Cuomo Lays Out Plan to Destroy Public Education
We have seen this coming for a while, but that didn’t lessen the sting of Governor Cuomo’s plan for public education that he laid out in his 2015 State of the State and budget proposal today.
Gov. Andrew Cuomo’s combination State of the State and budget proposal includes tough reforms that would overhaul the teacher evaluation formula, require two more years on the job for a teacher to attain tenure, and make it easier to fire ineffective educators.
On evaluations, Cuomo wants to see the current formula — 20 percent based on state testing, 20 percent on a local standard, and 60 percent based on qualitative measures such as classroom observation — swapped out for a system that gives equal measure to state testing (or, in certain cases, some other standard that measures work over an academic year) and 50 percent based on at least two observations performed by an administrator, an independent evaluator or an appointed faculty member at a SUNY or CUNY school of education.
While teachers can now attain tenure after three years, Cuomo would push that to five years and require them to maintain ratings of “effective” or “highly effective.”
On teacher removal, Cuomo would reform the “3020-A” hearing process by creating a presumption in favor of administrators in cases of educational incompetence, and an expedited 60-day process for teachers accused of physical or sexual abuse of a child.
In another shot across the bow of state teachers unions, Cuomo wants to increase the current cap on charter schools by 100 schools (to 560), and dissolve the regional caps to make that number a statewide tally.
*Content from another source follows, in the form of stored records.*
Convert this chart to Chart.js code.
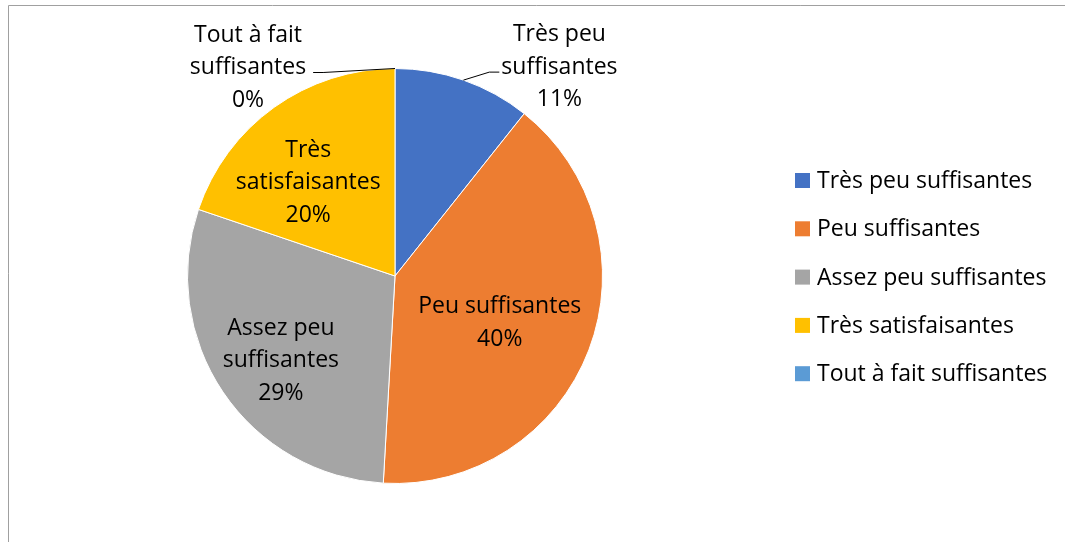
<!DOCTYPE html>
<html lang="fr">
<head>
<meta charset="UTF-8">
<title>Appréciations</title>
<script src="https://cdn.jsdelivr.net/npm/chart.js@4.4.0/dist/chart.umd.min.js"></script>
<style>
html,body{margin:0;background:#fff}
#wrap{width:1065px;height:542px}
</style>
</head>
<body>
<div id="wrap"><canvas id="pie" width="1065" height="542"></canvas></div>
<script>
// ---- data ----
const categories=['Très peu suffisantes','Peu suffisantes','Assez peu suffisantes','Très satisfaisantes','Tout à fait suffisantes'];
const values=[10.7,40.2,29.3,19.8,0];
const colors=['#4472C4','#ED7D31','#A5A5A5','#FFC000','#5B9BD5'];
// slice label text, broken into lines as on the chart
const sliceLabels=[['Très peu','suffisantes'],['Peu suffisantes'],['Assez peu','suffisantes'],['Très','satisfaisantes'],['Tout à fait','suffisantes']];

// ---- label placement (inside: radius fraction + angle nudge, outside: offset from rim) ----
const FONT='23px "Open Sans"';
const LINE_H=32.5;
const place=[
  {out:true,dx:96,dy:-13},
  {r:.55,da:2.5},
  {r:.68,da:-2},
  {r:.62,da:-6.8},
  {out:true,dx:-147,dy:-1}
];

const pct=v=>Math.round(v/values.reduce((a,b)=>a+b,0)*100)+'%';

const frame={id:'frame',beforeDraw(c){const x=c.ctx;x.save();x.strokeStyle='#a0a0a0';x.lineWidth=1;
  x.beginPath();x.moveTo(8.5,c.height);x.lineTo(8.5,5.5);x.lineTo(c.width,5.5);x.stroke();x.restore();}};

const sliceText={id:'sliceText',afterDatasetsDraw(c){
  const x=c.ctx,arcs=c.getDatasetMeta(0).data;
  x.save();x.font=FONT;x.fillStyle='#000';x.textAlign='center';x.textBaseline='middle';
  arcs.forEach((a,i)=>{
    const p=place[i],lines=[...sliceLabels[i],pct(values[i])];
    const mid=(a.startAngle+a.endAngle)/2;
    let cx,cy;
    if(p.out){
      const ax=a.x+a.outerRadius*Math.cos(mid),ay=a.y+a.outerRadius*Math.sin(mid);
      cx=ax+p.dx;cy=ay+p.dy;
      const w=x.measureText(lines[1]).width,ly=cy+5;
      const ex=p.dx>0?cx-w/2-2:cx+w/2+7,kx=p.dx>0?ex-10:ex+10;
      x.strokeStyle='#000';x.lineWidth=1;x.beginPath();x.moveTo(ax,ay);x.lineTo(kx,ly);x.lineTo(ex,ly);x.stroke();
    }else{
      const m=mid+(p.da||0)*Math.PI/180,r=a.outerRadius*p.r;
      cx=a.x+r*Math.cos(m);cy=a.y+r*Math.sin(m)+1.5;
    }
    const y0=cy-(lines.length-1)*LINE_H/2;
    lines.forEach((t,k)=>x.fillText(t,cx,y0+k*LINE_H));
  });
  x.restore();}};

const legendBox={id:'legendBox',afterDraw(c){
  const x=c.ctx;x.save();x.font=FONT;x.textBaseline='middle';x.fillStyle='#000';
  categories.forEach((t,i)=>{const y=180+i*48.3;
    x.fillStyle=colors[i];x.fillRect(795,y-7,15,15);
    x.fillStyle='#000';x.fillText(t,817,y+1.5);});
  x.restore();}};

new Chart(document.getElementById('pie'),{
  type:'pie',
  data:{labels:categories,datasets:[{data:values,backgroundColor:colors,borderColor:'#fff',borderWidth:1}]},
  options:{responsive:false,animation:false,
    layout:{padding:{left:187,right:462,top:68,bottom:58}},
    plugins:{legend:{display:false},tooltip:{enabled:false}}},
  plugins:[frame,sliceText,legendBox]
});
</script>
</body>
</html>
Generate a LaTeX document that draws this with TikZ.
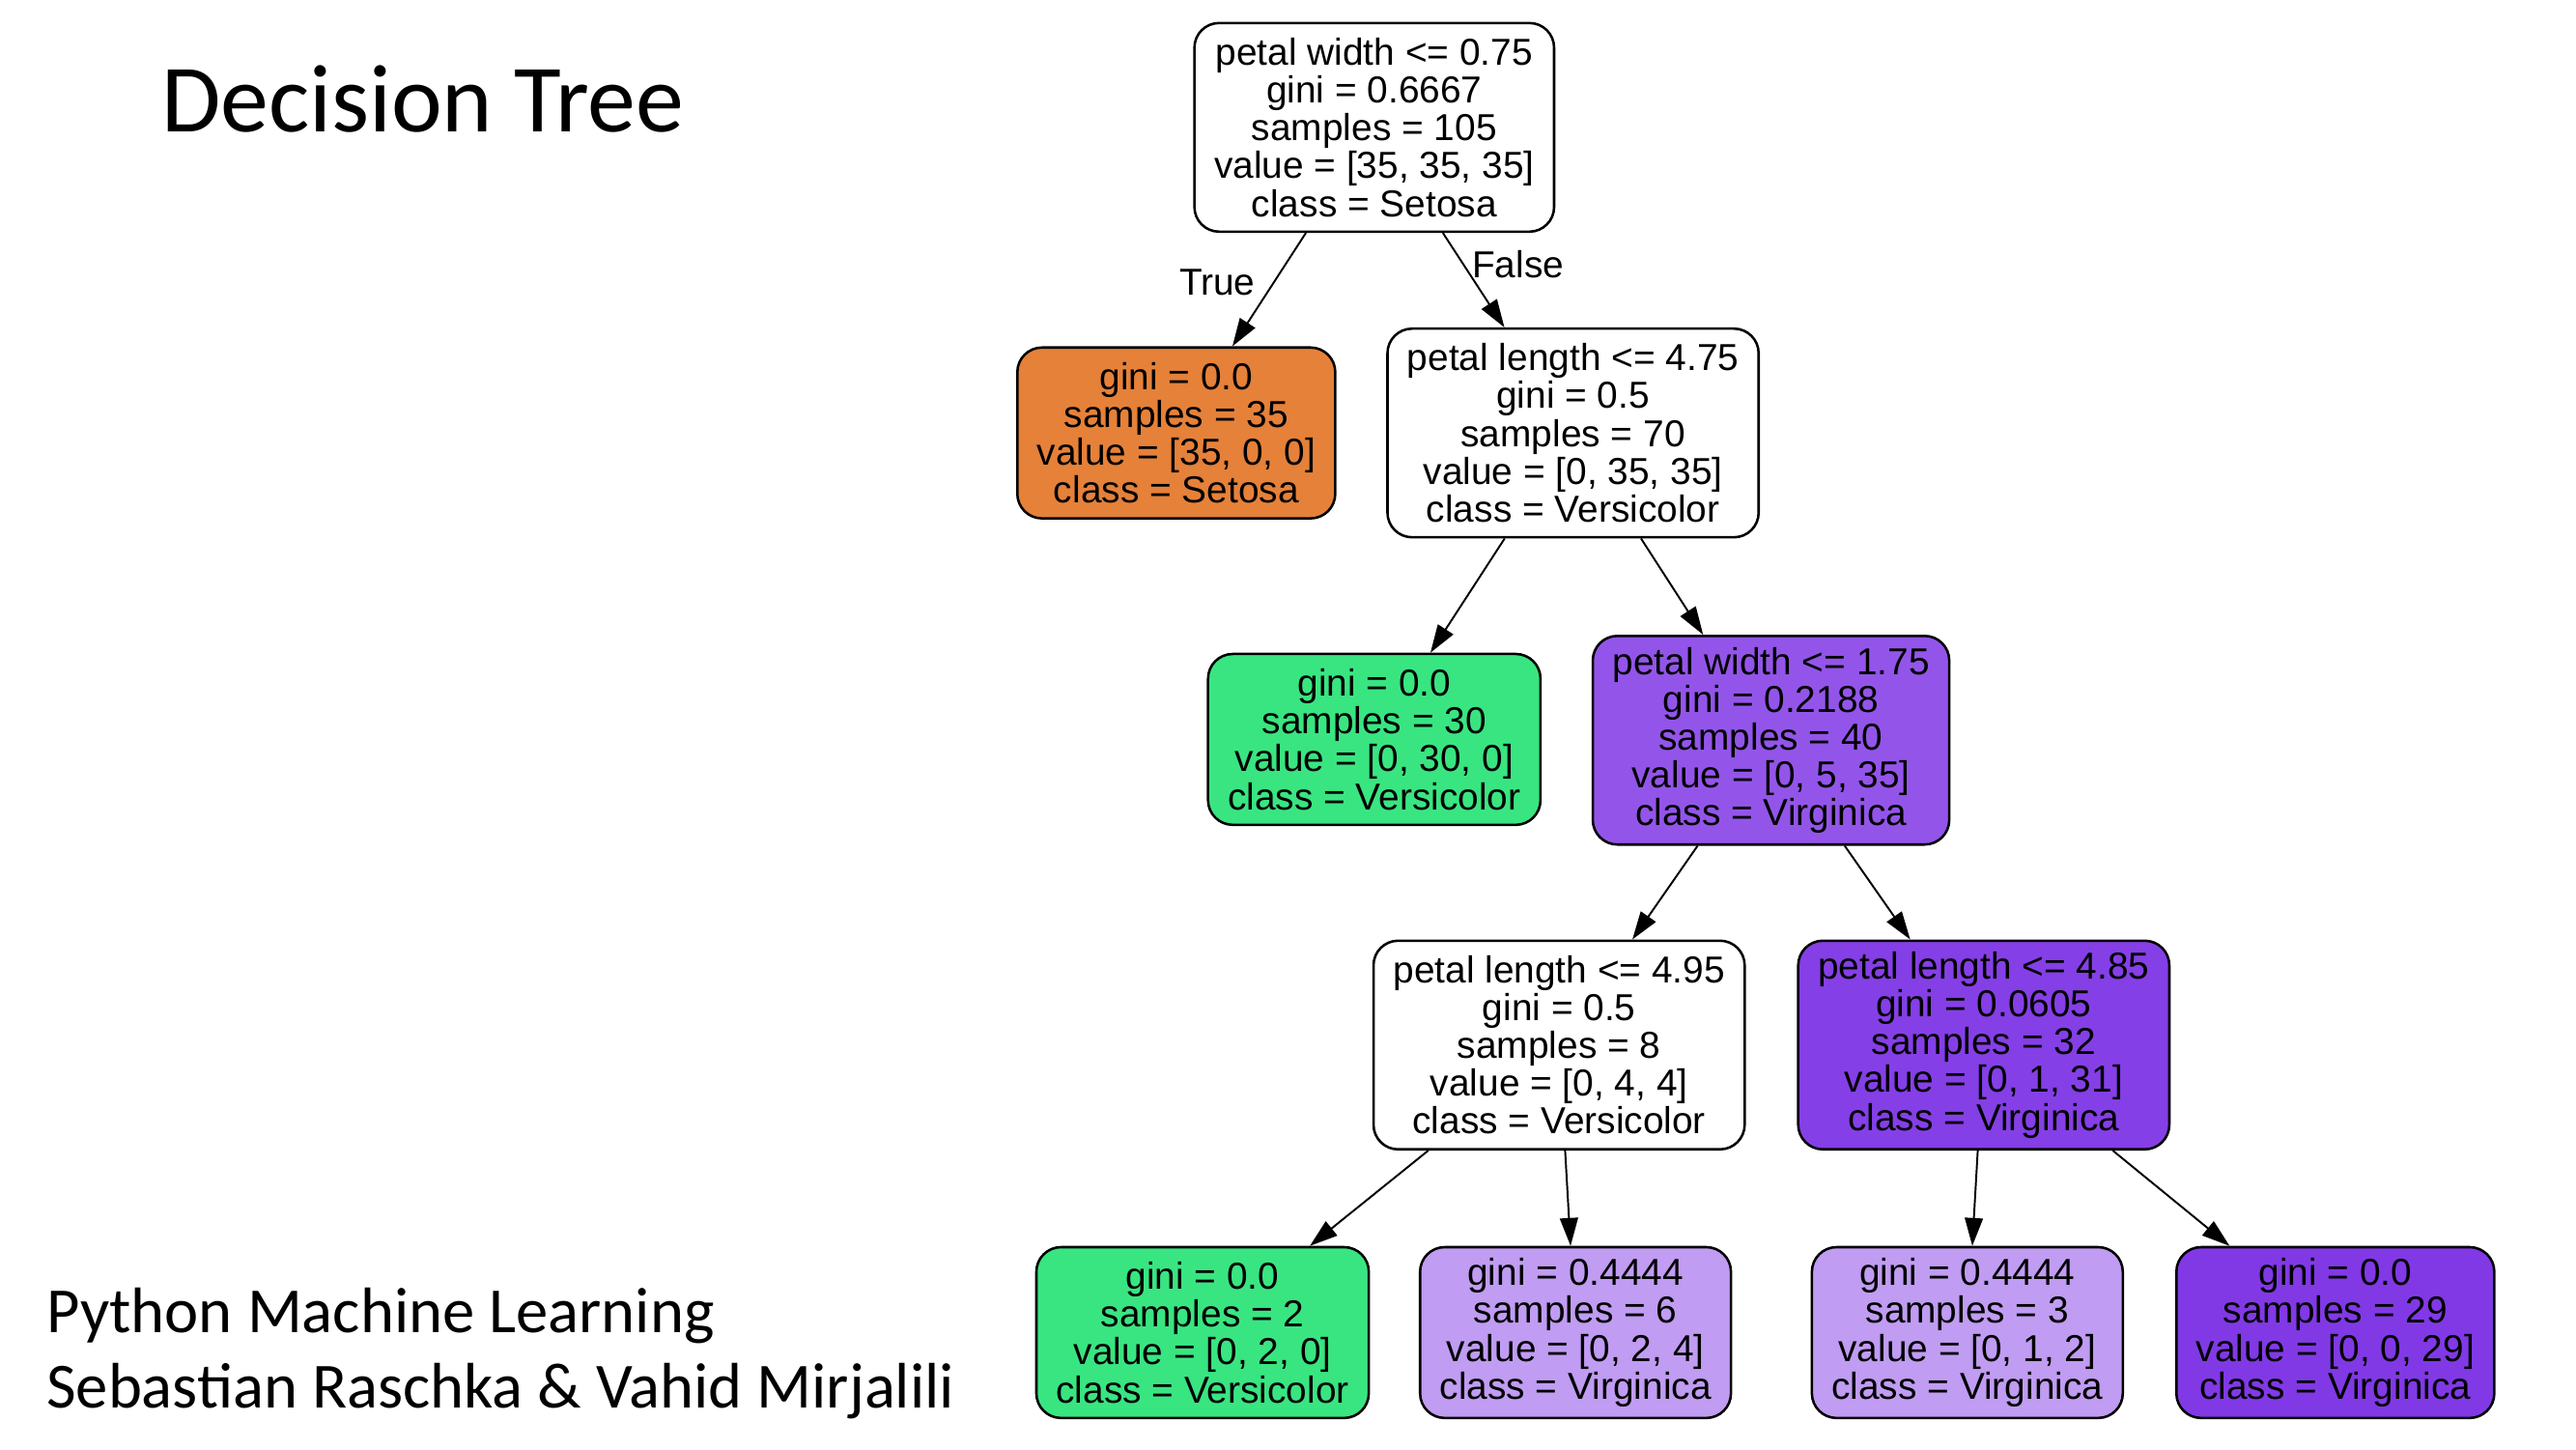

New York City has only two dozen charter slots remaining under the current inventory.
To summarize the overall education proposal…
- Cuomo wants the APPR revamped so that 50% of a teacher’s evaluation is based on standardized test scores. The other 50% will be based on observations which could be conducted by an administrator, an “independent observer,” a SUNY or CUNY professor, or a “trained independent evaluator.” Of course if the state test score shows you to be ineffective the observation doesn’t matter and you are judged to be “ineffective.” Two consecutive such ratings results in your dismissal.
- Cuomo wants to extend tenure for probationary teachers. In order to receive tenure probationary teachers would now need to earn five consecutive “effective” or “highly effective” ratings.
- The charter cap has been increased to allow 100 new charter schools to steal money from public schools.
- The tax cap becomes permanent under Cuomo’s budget proposal as well.
- Schools that are “failing schools” for three consecutive years would have their control turned over to “turnaround experts.”
- The establishment of a backdoor voucher plan pushed by the Catholic Church described here by Reality-Based Educator.
Overall Cuomo called for an increase in state aid of $1.1 billion. However, there is a catch. If the legislature does not pass Cuomo’s reform agenda the budget will only include an increase of $377 million. In other words Cuomo is bribing the state lawmakers to pass an agenda that is abusive to children and that seeks to eviscerate our profession.